- [Aim of the exercise] Leave out any picture and return the remaining listing below exactly as given.

- [Dataset excerpt]
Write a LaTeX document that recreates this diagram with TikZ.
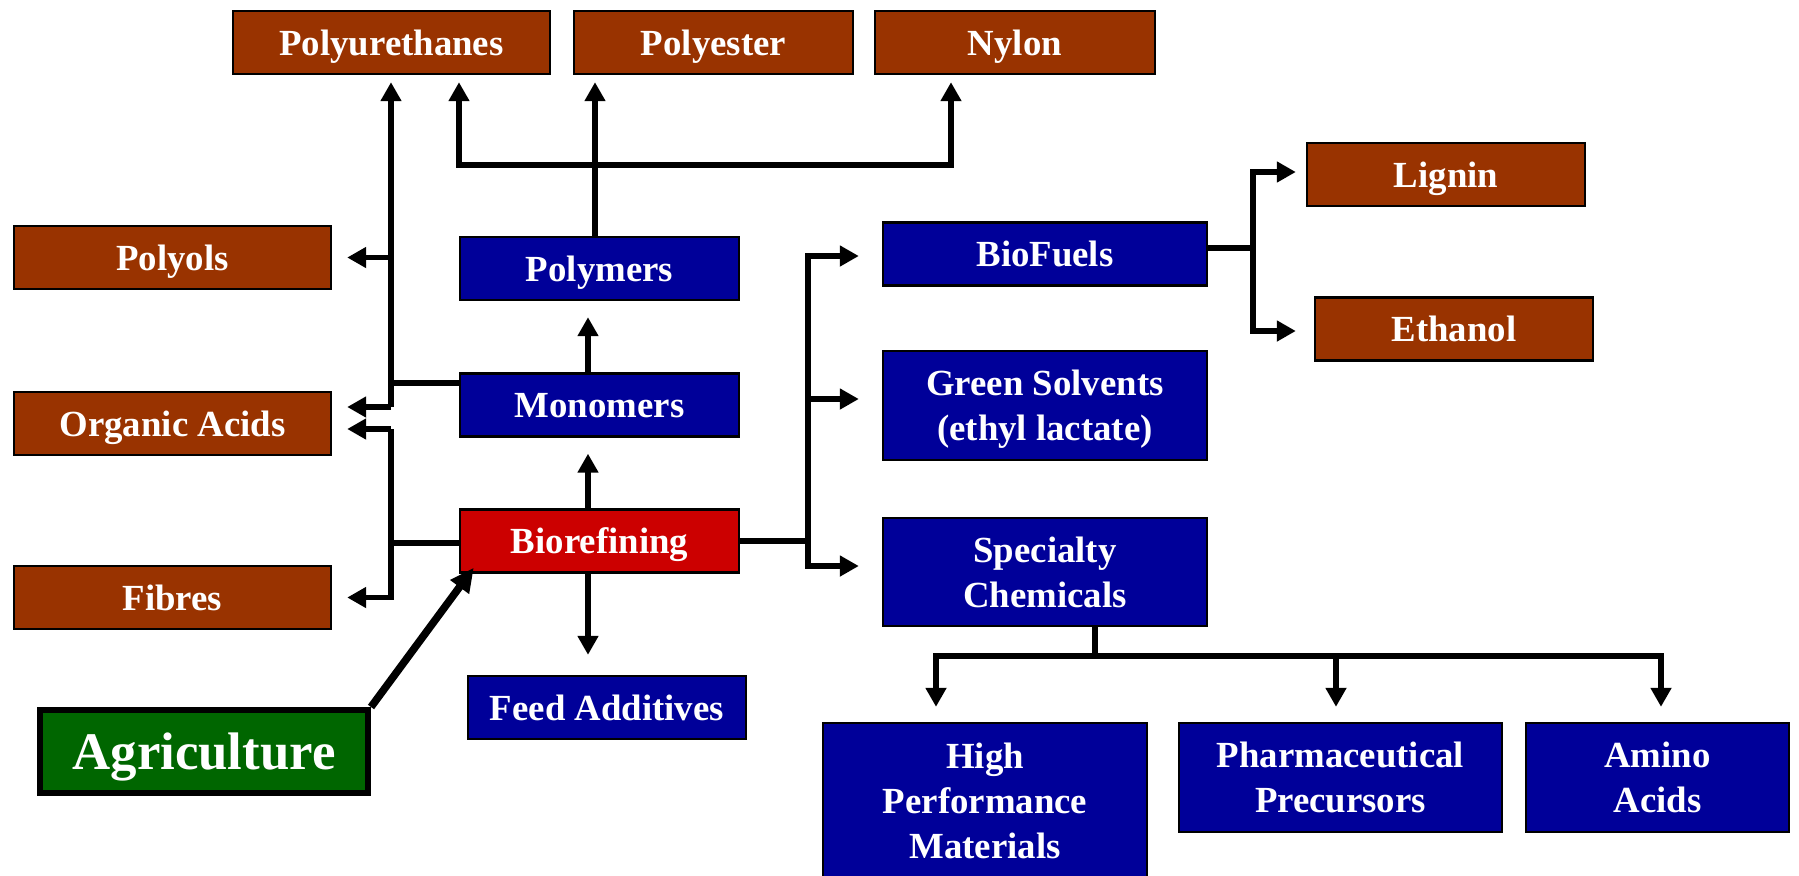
\documentclass[tikz,border=0pt]{standalone}
\usepackage{fontspec}
\setmainfont{Liberation Serif}
\usepackage{tikz}
\usetikzlibrary{arrows.meta,calc}
\definecolor{rustbrown}{HTML}{993300}
\definecolor{deepblue}{HTML}{000099}
\definecolor{signalred}{HTML}{CC0000}
\definecolor{farmgreen}{HTML}{006600}

\begin{document}
\begin{tikzpicture}[x=0.5pt,y=-0.5pt,>={Triangle[length=9.5pt,width=10pt]},
    wire/.style={line width=2.8pt},
    box/.style={draw=black,line width=1.2pt,text=white,align=center,inner sep=0pt,
      text depth=-2.2pt,font={\fontsize{18.4}{22.6}\selectfont\bfseries},minimum height=31.5pt},
    brownbox/.style={box,fill=rustbrown},
    bluebox/.style={box,fill=deepblue}]
  \useasboundingbox (0,0) rectangle (1799,875);

  \node (pur) [brownbox,minimum width=158.5pt] at (391.5,42.5) {Polyurethanes};
  \node (pest) [brownbox,minimum width=139.5pt] at (713.5,42.5) {Polyester};
  \node (nyl) [brownbox,minimum width=140pt] at (1015,42.5) {Nylon};
  \node (pyo) [brownbox,minimum width=158.5pt] at (172.5,257.5) {Polyols};
  \node (acid) [brownbox,minimum width=158.5pt] at (172.5,423.5) {Organic Acids};
  \node (fib) [brownbox,minimum width=158.5pt] at (172.5,597.5) {Fibres};
  \node (poly) [bluebox,minimum width=139.5pt] at (599.5,268.5) {Polymers};
  \node (mono) [bluebox,minimum width=139.5pt] at (599.5,405) {Monomers};
  \node (bio) [box,fill=signalred,minimum width=139.5pt] at (599.5,541) {Biorefining};
  \node (feed) [bluebox,minimum width=139pt] at (607,707.5) {Feed Additives};
  \node (agr) [box,fill=farmgreen,line width=3pt,minimum width=164pt,minimum height=41.5pt,
    font={\fontsize{26.4}{30}\selectfont\bfseries}] at (204,751.5) {Agriculture};
  \node (fuel) [bluebox,minimum width=162pt] at (1045,254) {BioFuels};
  \node (green) [bluebox,minimum width=162pt,minimum height=54.5pt] at (1045,405.5) {Green Solvents\\(ethyl lactate)};
  \node (spec) [bluebox,minimum width=162pt,minimum height=54pt] at (1045,572) {Specialty\\Chemicals};
  \node (lig) [brownbox,minimum width=139pt] at (1446,174.5) {Lignin};
  \node (eth) [brownbox,minimum width=139pt] at (1454,329) {Ethanol};
  \node (hpm) [bluebox,minimum width=162pt,minimum height=78pt] at (985,801) {High\\Performance\\Materials};
  \node (phar) [bluebox,minimum width=161.5pt,minimum height=54.5pt] at (1340.5,777.5) {Pharmaceutical\\Precursors};
  \node (amino) [bluebox,minimum width=131.5pt,minimum height=54.5pt] at (1657.5,777.5) {Amino\\Acids};

  \coordinate (lt) at (391,383);
  \coordinate (lb) at (391,407);
  \coordinate (lc) at (391,429);
  \coordinate (ld) at (391,543);
  \coordinate (pl) at (459,165);
  \coordinate (pm) at (595,165);
  \coordinate (pr) at (951,165);
  \coordinate (cx) at (588,0);
  \coordinate (rt) at (808,256);
  \coordinate (rm) at (808,399);
  \coordinate (rb) at (808,566);
  \coordinate (bt) at (1253,172);
  \coordinate (bj) at (1253,248);
  \coordinate (bb) at (1253,331);
  \coordinate (sl) at (936,656);
  \coordinate (sj) at (1095,656);
  \coordinate (sm) at (1336,656);
  \coordinate (sr) at (1661,656);

  \draw[wire] (mono.west |- lt) -- (lt);
  \draw[wire,->,shorten >=3.5pt] (lb) -- (lb |- pur.south);
  \draw[wire,->,shorten >=7.5pt] (lb |- pyo.east) -- (pyo.east);
  \draw[wire,->,shorten >=7.5pt] (lb) -- (lb -| acid.east);
  \draw[wire] (bio.west |- ld) -- (ld);
  \draw[wire,->,shorten >=7.5pt] (lc) -- (lc -| acid.east);
  \draw[wire,->,shorten >=7.5pt] (lc) -- (lc |- fib.east) -- (fib.east);

  \draw[wire,->,shorten >=3.5pt] (pm |- poly.north) -- (pm |- pest.south);
  \draw[wire,->,shorten >=3.5pt] (pr) -- (pl) -- (pl |- pur.south);
  \draw[wire,->,shorten >=3.5pt] (pl) -- (pr) -- (pr |- nyl.south);

  \draw[wire,->,shorten >=8pt] (cx |- mono.north) -- (cx |- poly.south);
  \draw[wire,->,shorten >=8pt] (cx |- bio.north) -- (cx |- mono.south);
  \draw[wire,->,shorten >=10pt] (cx |- bio.south) -- (cx |- feed.north);

  \draw[wire] (bio.east) -- (bio.east -| rt);
  \draw[wire,->,shorten >=11.5pt] (rb) -- (rt) -- (rt -| fuel.west);
  \draw[wire,->,shorten >=11.5pt] (rm) -- (rm -| green.west);
  \draw[wire,->,shorten >=11.5pt] (rt) -- (rb) -- (rb -| spec.west);

  \draw[wire] (fuel.east |- bj) -- (bj);
  \draw[wire,->,shorten >=5pt] (bb) -- (bt) -- (bt -| lig.west);
  \draw[wire,->,shorten >=9pt] (bt) -- (bb) -- (bb -| eth.west);

  \draw[wire] (spec.south -| sj) -- (sj);
  \draw[wire,->,shorten >=7.5pt] (sr) -- (sl) -- (sl |- hpm.north);
  \draw[wire,->,shorten >=7.5pt] (sm) -- (sm |- phar.north);
  \draw[wire,->,shorten >=7.5pt] (sl) -- (sr) -- (sr |- amino.north);

  \draw[line width=3.8pt,-{Triangle[length=12pt,width=11pt]}] (agr.north east) -- ($(bio.south west)+(15,-6)$);
\end{tikzpicture}
\end{document}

- [Answer in full]
Write a LaTeX document that recreates this diagram with TikZ.
\documentclass[tikz,border=0pt]{standalone}
\usepackage{fontspec}
\setmainfont{Liberation Serif}
\usepackage{tikz}
\usetikzlibrary{arrows.meta,calc}
\definecolor{rustbrown}{HTML}{993300}
\definecolor{deepblue}{HTML}{000099}
\definecolor{signalred}{HTML}{CC0000}
\definecolor{farmgreen}{HTML}{006600}

\begin{document}
\begin{tikzpicture}[x=0.5pt,y=-0.5pt,>={Triangle[length=9.5pt,width=10pt]},
    wire/.style={line width=2.8pt},
    box/.style={draw=black,line width=1.2pt,text=white,align=center,inner sep=0pt,
      text depth=-2.2pt,font={\fontsize{18.4}{22.6}\selectfont\bfseries},minimum height=31.5pt},
    brownbox/.style={box,fill=rustbrown},
    bluebox/.style={box,fill=deepblue}]
  \useasboundingbox (0,0) rectangle (1799,875);

  \node (pur) [brownbox,minimum width=158.5pt] at (391.5,42.5) {Polyurethanes};
  \node (pest) [brownbox,minimum width=139.5pt] at (713.5,42.5) {Polyester};
  \node (nyl) [brownbox,minimum width=140pt] at (1015,42.5) {Nylon};
  \node (pyo) [brownbox,minimum width=158.5pt] at (172.5,257.5) {Polyols};
  \node (acid) [brownbox,minimum width=158.5pt] at (172.5,423.5) {Organic Acids};
  \node (fib) [brownbox,minimum width=158.5pt] at (172.5,597.5) {Fibres};
  \node (poly) [bluebox,minimum width=139.5pt] at (599.5,268.5) {Polymers};
  \node (mono) [bluebox,minimum width=139.5pt] at (599.5,405) {Monomers};
  \node (bio) [box,fill=signalred,minimum width=139.5pt] at (599.5,541) {Biorefining};
  \node (feed) [bluebox,minimum width=139pt] at (607,707.5) {Feed Additives};
  \node (agr) [box,fill=farmgreen,line width=3pt,minimum width=164pt,minimum height=41.5pt,
    font={\fontsize{26.4}{30}\selectfont\bfseries}] at (204,751.5) {Agriculture};
  \node (fuel) [bluebox,minimum width=162pt] at (1045,254) {BioFuels};
  \node (green) [bluebox,minimum width=162pt,minimum height=54.5pt] at (1045,405.5) {Green Solvents\\(ethyl lactate)};
  \node (spec) [bluebox,minimum width=162pt,minimum height=54pt] at (1045,572) {Specialty\\Chemicals};
  \node (lig) [brownbox,minimum width=139pt] at (1446,174.5) {Lignin};
  \node (eth) [brownbox,minimum width=139pt] at (1454,329) {Ethanol};
  \node (hpm) [bluebox,minimum width=162pt,minimum height=78pt] at (985,801) {High\\Performance\\Materials};
  \node (phar) [bluebox,minimum width=161.5pt,minimum height=54.5pt] at (1340.5,777.5) {Pharmaceutical\\Precursors};
  \node (amino) [bluebox,minimum width=131.5pt,minimum height=54.5pt] at (1657.5,777.5) {Amino\\Acids};

  \coordinate (lt) at (391,383);
  \coordinate (lb) at (391,407);
  \coordinate (lc) at (391,429);
  \coordinate (ld) at (391,543);
  \coordinate (pl) at (459,165);
  \coordinate (pm) at (595,165);
  \coordinate (pr) at (951,165);
  \coordinate (cx) at (588,0);
  \coordinate (rt) at (808,256);
  \coordinate (rm) at (808,399);
  \coordinate (rb) at (808,566);
  \coordinate (bt) at (1253,172);
  \coordinate (bj) at (1253,248);
  \coordinate (bb) at (1253,331);
  \coordinate (sl) at (936,656);
  \coordinate (sj) at (1095,656);
  \coordinate (sm) at (1336,656);
  \coordinate (sr) at (1661,656);

  \draw[wire] (mono.west |- lt) -- (lt);
  \draw[wire,->,shorten >=3.5pt] (lb) -- (lb |- pur.south);
  \draw[wire,->,shorten >=7.5pt] (lb |- pyo.east) -- (pyo.east);
  \draw[wire,->,shorten >=7.5pt] (lb) -- (lb -| acid.east);
  \draw[wire] (bio.west |- ld) -- (ld);
  \draw[wire,->,shorten >=7.5pt] (lc) -- (lc -| acid.east);
  \draw[wire,->,shorten >=7.5pt] (lc) -- (lc |- fib.east) -- (fib.east);

  \draw[wire,->,shorten >=3.5pt] (pm |- poly.north) -- (pm |- pest.south);
  \draw[wire,->,shorten >=3.5pt] (pr) -- (pl) -- (pl |- pur.south);
  \draw[wire,->,shorten >=3.5pt] (pl) -- (pr) -- (pr |- nyl.south);

  \draw[wire,->,shorten >=8pt] (cx |- mono.north) -- (cx |- poly.south);
  \draw[wire,->,shorten >=8pt] (cx |- bio.north) -- (cx |- mono.south);
  \draw[wire,->,shorten >=10pt] (cx |- bio.south) -- (cx |- feed.north);

  \draw[wire] (bio.east) -- (bio.east -| rt);
  \draw[wire,->,shorten >=11.5pt] (rb) -- (rt) -- (rt -| fuel.west);
  \draw[wire,->,shorten >=11.5pt] (rm) -- (rm -| green.west);
  \draw[wire,->,shorten >=11.5pt] (rt) -- (rb) -- (rb -| spec.west);

  \draw[wire] (fuel.east |- bj) -- (bj);
  \draw[wire,->,shorten >=5pt] (bb) -- (bt) -- (bt -| lig.west);
  \draw[wire,->,shorten >=9pt] (bt) -- (bb) -- (bb -| eth.west);

  \draw[wire] (spec.south -| sj) -- (sj);
  \draw[wire,->,shorten >=7.5pt] (sr) -- (sl) -- (sl |- hpm.north);
  \draw[wire,->,shorten >=7.5pt] (sm) -- (sm |- phar.north);
  \draw[wire,->,shorten >=7.5pt] (sl) -- (sr) -- (sr |- amino.north);

  \draw[line width=3.8pt,-{Triangle[length=12pt,width=11pt]}] (agr.north east) -- ($(bio.south west)+(15,-6)$);
\end{tikzpicture}
\end{document}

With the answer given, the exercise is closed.